High Court grants injunction over Greyhound waste dispute
Company says it regrets unofficial industrial action by collection crews in Dublin
Staff at Greyhound claim they have been locked out by the company in a dispute over pay. Photograph: David Sleator/The Irish Times
The High Court has granted a temporary injunction preventing workers blocking trucks entering and leaving a premises of a waste disposal company that collects 110,000 household’s bins in Dublin.
The court heard the workers placed a blockade outside Greyhound Recycling’s depot in Clondalkin, Dublin as part of a dispute with their employer over pay.
The company claims the unofficial action is illegal and sought the orders after one person was injured after being struck by a bin lorry.
Today at the High Court Mr Justice Max Barrett granted the company a temporary injunction preventing sixty
Greyhound employees, the trade union Siptu (which represents Greyhound’s workers) and anyone who has notice of the orders from interfering with access and egress from the plant.
The order was granted on an ex parte basis (where only one side was represented in court).
The matter was adjourned to Thursday of this week. Earlier the judge remarked after viewing video footage of the protest that the workers’ actions seemed “perfectly peaceful”.
Seeking the injunctions , barrister Louis McEntaggart BL for Greyhound said the blockade commenced at Greyhound’s depot early this morning when workers stood in front of lorries trying to enter and leave the facility at Knockmitten Lane, Clondalkin.
Cars were parked in a manner that was hindering bin trucks from getting in and out of the facility, counsel said.

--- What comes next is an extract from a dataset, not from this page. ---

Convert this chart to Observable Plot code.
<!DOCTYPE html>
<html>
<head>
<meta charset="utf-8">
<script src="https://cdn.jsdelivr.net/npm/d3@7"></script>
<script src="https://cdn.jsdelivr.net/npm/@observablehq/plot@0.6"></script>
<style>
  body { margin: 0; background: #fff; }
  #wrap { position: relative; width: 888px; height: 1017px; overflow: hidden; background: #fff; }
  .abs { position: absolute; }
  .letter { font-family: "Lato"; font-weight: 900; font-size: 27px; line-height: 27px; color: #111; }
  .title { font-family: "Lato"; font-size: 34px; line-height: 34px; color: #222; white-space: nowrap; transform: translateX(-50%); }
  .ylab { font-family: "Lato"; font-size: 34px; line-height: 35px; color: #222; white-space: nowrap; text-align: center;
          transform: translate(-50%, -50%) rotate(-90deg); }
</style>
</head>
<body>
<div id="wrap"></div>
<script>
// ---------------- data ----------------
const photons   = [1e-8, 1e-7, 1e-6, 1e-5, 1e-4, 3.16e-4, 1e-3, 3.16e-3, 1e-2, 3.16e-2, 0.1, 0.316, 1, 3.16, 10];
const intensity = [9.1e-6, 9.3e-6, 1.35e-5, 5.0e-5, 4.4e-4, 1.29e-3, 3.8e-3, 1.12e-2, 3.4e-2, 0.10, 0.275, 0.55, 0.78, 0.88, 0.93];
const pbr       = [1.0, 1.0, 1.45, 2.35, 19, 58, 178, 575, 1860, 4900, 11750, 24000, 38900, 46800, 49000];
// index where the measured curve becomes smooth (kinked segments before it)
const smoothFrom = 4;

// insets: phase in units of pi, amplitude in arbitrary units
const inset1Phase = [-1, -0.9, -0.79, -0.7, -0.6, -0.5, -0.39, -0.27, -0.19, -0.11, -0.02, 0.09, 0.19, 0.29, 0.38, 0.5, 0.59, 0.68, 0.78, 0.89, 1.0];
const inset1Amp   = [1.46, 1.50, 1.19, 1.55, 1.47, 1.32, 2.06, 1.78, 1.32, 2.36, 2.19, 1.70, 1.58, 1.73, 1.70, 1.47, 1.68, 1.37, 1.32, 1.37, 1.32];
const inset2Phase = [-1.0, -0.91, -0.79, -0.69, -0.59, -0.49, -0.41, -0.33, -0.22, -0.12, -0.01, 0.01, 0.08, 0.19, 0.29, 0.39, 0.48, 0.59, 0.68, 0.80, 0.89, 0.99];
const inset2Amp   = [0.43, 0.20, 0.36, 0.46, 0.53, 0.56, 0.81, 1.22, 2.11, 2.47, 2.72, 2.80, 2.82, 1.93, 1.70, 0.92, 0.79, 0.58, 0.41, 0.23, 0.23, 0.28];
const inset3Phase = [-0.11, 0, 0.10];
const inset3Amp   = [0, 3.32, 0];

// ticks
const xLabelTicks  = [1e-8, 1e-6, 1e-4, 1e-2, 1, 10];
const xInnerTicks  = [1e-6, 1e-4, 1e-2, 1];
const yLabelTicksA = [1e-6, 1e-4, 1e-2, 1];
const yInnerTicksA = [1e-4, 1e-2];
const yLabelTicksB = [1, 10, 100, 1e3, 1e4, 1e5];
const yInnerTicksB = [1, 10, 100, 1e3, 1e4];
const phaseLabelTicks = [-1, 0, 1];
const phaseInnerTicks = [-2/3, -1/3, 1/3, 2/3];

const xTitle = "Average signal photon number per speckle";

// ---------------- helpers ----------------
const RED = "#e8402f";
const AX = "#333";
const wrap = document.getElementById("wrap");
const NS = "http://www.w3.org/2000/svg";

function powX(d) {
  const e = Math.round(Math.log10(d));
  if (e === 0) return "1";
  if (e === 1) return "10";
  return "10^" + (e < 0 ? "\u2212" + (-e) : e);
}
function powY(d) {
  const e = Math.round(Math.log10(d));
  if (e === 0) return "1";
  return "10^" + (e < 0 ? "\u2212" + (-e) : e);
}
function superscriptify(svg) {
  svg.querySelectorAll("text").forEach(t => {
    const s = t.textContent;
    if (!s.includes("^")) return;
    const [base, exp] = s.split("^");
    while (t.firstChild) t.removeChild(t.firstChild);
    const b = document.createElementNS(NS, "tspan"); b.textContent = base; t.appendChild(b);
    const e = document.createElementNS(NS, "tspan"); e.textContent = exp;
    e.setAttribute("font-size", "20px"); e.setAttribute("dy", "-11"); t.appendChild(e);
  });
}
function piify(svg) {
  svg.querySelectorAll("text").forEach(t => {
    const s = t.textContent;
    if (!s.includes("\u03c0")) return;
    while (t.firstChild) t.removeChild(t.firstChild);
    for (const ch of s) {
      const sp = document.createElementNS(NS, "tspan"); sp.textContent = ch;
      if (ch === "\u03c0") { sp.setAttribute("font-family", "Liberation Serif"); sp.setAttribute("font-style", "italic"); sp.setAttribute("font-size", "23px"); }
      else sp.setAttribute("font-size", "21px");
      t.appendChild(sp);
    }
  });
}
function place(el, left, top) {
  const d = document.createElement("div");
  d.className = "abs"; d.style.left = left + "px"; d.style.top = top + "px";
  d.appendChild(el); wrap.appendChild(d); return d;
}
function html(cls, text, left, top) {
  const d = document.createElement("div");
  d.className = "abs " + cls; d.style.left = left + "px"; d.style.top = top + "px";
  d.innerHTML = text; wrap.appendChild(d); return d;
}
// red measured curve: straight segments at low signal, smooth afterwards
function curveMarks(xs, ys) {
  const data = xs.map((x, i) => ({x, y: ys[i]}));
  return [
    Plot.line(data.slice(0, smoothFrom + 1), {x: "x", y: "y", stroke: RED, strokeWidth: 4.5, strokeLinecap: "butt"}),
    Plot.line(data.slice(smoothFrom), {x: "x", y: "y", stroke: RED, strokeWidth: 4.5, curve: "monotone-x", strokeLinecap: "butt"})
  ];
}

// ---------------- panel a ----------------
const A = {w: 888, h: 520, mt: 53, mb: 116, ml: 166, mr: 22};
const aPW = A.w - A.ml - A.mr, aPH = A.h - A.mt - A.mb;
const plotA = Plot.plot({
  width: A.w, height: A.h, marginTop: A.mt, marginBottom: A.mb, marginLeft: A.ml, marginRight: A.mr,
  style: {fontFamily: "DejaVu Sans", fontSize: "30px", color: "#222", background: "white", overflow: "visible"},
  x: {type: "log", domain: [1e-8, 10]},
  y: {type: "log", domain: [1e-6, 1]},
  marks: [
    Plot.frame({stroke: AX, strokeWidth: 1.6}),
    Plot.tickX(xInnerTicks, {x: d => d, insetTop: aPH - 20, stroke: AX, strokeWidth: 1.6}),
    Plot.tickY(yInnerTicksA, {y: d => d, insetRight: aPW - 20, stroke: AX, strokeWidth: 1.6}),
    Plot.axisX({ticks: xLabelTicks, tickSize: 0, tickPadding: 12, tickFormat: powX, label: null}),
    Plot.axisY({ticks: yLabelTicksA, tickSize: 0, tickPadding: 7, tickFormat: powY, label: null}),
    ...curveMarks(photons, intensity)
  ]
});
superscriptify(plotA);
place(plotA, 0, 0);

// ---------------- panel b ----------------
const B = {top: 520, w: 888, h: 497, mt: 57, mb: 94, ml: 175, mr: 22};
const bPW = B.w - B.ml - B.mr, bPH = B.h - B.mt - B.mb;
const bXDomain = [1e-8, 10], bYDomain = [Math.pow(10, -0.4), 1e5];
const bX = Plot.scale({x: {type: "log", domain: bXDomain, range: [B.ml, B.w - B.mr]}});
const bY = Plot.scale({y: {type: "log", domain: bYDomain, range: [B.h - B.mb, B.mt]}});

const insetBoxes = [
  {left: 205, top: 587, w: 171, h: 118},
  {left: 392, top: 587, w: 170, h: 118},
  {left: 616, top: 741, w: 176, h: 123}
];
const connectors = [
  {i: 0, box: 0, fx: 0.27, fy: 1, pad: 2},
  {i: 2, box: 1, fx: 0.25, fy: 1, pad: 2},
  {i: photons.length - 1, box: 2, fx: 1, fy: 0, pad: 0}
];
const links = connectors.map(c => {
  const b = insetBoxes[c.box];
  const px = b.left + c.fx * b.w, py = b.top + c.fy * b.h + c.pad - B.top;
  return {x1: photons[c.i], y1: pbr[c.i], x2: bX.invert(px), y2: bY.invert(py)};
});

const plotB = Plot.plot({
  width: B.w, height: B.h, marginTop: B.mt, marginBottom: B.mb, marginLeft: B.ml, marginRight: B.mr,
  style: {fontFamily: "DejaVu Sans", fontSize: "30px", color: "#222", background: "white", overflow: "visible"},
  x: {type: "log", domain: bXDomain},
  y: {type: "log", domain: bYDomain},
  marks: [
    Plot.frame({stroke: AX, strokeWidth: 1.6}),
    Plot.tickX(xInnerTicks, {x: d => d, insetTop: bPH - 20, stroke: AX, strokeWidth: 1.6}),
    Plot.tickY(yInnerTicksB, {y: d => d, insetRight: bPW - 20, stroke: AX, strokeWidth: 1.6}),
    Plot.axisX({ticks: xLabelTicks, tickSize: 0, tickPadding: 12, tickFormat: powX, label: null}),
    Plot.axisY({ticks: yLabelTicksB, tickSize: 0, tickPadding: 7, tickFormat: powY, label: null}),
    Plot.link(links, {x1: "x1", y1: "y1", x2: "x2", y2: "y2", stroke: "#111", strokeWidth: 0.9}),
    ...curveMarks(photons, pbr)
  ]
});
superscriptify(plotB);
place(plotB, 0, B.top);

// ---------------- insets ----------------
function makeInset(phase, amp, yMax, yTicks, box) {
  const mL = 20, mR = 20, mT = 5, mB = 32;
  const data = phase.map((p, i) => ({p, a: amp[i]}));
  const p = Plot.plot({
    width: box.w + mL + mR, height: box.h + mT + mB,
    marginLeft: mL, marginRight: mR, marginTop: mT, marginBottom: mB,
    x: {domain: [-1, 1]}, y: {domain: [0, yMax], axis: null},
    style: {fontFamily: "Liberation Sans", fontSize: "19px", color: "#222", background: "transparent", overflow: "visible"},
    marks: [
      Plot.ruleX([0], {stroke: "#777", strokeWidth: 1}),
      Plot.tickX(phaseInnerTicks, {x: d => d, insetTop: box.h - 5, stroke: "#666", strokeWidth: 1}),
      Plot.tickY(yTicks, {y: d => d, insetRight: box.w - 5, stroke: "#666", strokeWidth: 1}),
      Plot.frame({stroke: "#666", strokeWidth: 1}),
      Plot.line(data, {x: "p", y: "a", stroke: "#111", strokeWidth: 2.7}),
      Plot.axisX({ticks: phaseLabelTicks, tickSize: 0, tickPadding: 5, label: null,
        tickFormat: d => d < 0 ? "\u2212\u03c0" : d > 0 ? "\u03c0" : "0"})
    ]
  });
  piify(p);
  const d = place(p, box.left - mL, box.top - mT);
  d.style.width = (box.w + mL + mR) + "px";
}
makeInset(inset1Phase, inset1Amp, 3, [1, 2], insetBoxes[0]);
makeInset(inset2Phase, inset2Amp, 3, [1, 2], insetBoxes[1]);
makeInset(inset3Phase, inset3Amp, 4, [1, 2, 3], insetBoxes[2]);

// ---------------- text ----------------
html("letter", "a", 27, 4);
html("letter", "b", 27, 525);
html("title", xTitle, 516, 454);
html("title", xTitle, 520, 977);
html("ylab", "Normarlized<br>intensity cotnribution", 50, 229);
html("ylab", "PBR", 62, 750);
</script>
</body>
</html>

Greyhound has a contract to collected 110,000 bins per week from households in Dublin.
As a result of the blockade, which the company says is unlawful and were contrary to the 1990 Industrial Relations Act, no collections were made today, he said.
Drivers of the bin lorries who attempted to get in and out of the depot were subject to intimidation by the protesters, counsel said.
The company had a major concern about health and safety. Already one person involved in the blockade was injured after being struck by a truck, counsel said Counsel said it also had concerns that what was occurring has been “mischaracterised” on social media.
The dispute had been called a lock out of workers on Facebook. Counsel said this was not the case, and that any employee who wished to return to work was perfectly entitled to do so.
Counsel said the workers action has arisen in a dispute over workers pay. It is accepted there is a trade dispute between Greyhound and its employees on the issue, which had gone before both the Labour Court and the Labour Relations Committee, counsel said.
Workers had held a meeting about the company’s restructuring plans last weekend. The company did not know the outcome of that meeting. While industrial action was on the agenda at the meeting Greyhound was not given any prior notice of any industrial action.